On a laptop whose primary OS I am converting to Gentoo, I have a minimal Xorg GUI system installed and for the most part working well. However, there is one significant issue appearing related to the Synaptics touchpad, for which I have compiled the driver into the kernel. I also included "synaptics" as one of the options in 'make.conf' for INPUT_DEVICES.

Specifically, the device does not seem to respond to any tapping, such as I might do, for example, when I have moved the cursor over an icon or menu item and I then tap on the pad to select it. This tapping functionality is missing although I can use the device's left-click or right-click button to make selection. The pad does register the movement of my finger across it and move the cursor accordingly, but it does not sense the tapping directly on it. If someone has any information about this, I would welcome hearing about it.

----------

## haarp

Does synclient TapButton1=1 help?

----------

## 666threesixes666

ill confirm default settings dont allow tapping to do anything.  installed like 3 days ago.

----------

## paradigm-X

Thank you very much for the pointer, haarp!  That was the perfect clue I needed to find the relevant configuration settings.
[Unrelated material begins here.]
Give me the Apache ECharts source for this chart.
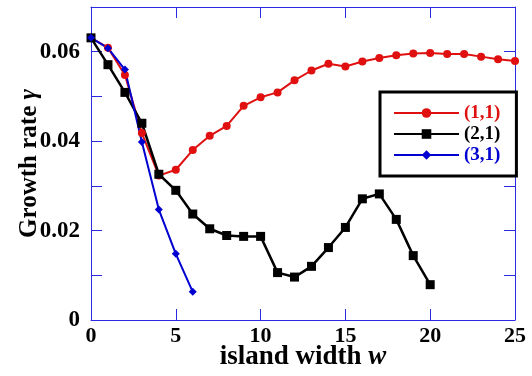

It now works.  It never ceases to amaze me how the little things can make such a big difference. A little tap leads to a big savings in time, not to mention frustration. Muchas gracias.

----------

## 666threesixes666

and yes synclient TapButton1=1 totally fixes it.  i think im going to write a generic config that sets synaptics the way it should be.  single tap kinda gives me the impression it conflicts with the odd 2 finger scrolling.

----------

## paradigm-X

Now that I know what to look for thanks to haarp's post, I found a plethora of guides to help tweak the touchpad. You may want to see this before you get too involved in rediscovery process:

https://wiki.archlinux.org/index.php/Touchpad_Synaptics

----------

## 666threesixes666

we also have our own synaptics wiki.

https://wiki.gentoo.org/wiki/Synaptics

i posted my config with enabled tap button 1 to the wiki so you can get your touch pad clicker through reboots.

----------

## freifunk_connewitz

 *666threesixes666 wrote:*   

> we also have our own synaptics wiki.
> 
> https://wiki.gentoo.org/wiki/Synaptics
> 
> i posted my config with enabled tap button 1 to the wiki so you can get your touch pad clicker through reboots.

 

cool. but regarding the link at the end: synaptiks is probably dead upstream (see here: https://forums.gentoo.org/viewtopic-t-986098.html). it seems that currently there is no actively maintained GUI to configure the touchpad.

----------